Microsoft took a studio with a proven, bankable IP, required that they make gameplay experiences that fit the MS Games Studios agenda (at the time Kinect), pushed MS corporate culture onto the studios, those two facets of management combined to push out a huge portion of the talent, so instead of trying to get back to the core of what Lionhead had been able to produce they instead make yet another shift chasing another popular blue ocean market (F2P MOBA/beat 'em up types).
If MS had simply kept Lionhead at arm's length and asked them to 1. keep making good Fables games that served the sizable core audience Fable had following 1 and 2 and 2. if another cool idea pops up along the way do up a prototype and let management know there would probably still be an open Lionhead Studios and we'd probably have just gotten Fable 4 this past holiday season.

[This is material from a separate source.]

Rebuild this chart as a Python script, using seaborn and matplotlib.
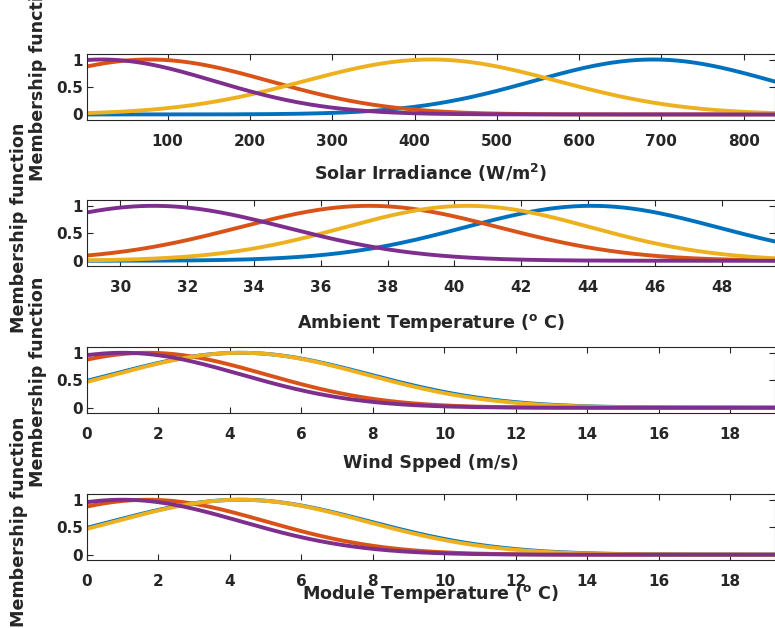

MS just doesn't get it. The examples are as plentiful as fish in the sea. My personal favorite example at the moment is how MS pushed all their big first party and purchased exclusives with any real marketing penetration into the holiday 2015 window. The big fish did ok but titles like Tomb Raider got gobbled up by the cross platform, heavily advertised, heavily talked about 3rd party juggernauts that take the holiday season every year like clockwork.
Meanwhile Sony is off-schedule releasing their big titles in the spring, summer, and early fall. They're making bank on that strategy (see sales for The Last of Us and Bloodborne for examples) while keeping the calendar full and gamers sated. And this is why (among other things) Sony kicks their ass in hardware sales 10 months out of the year.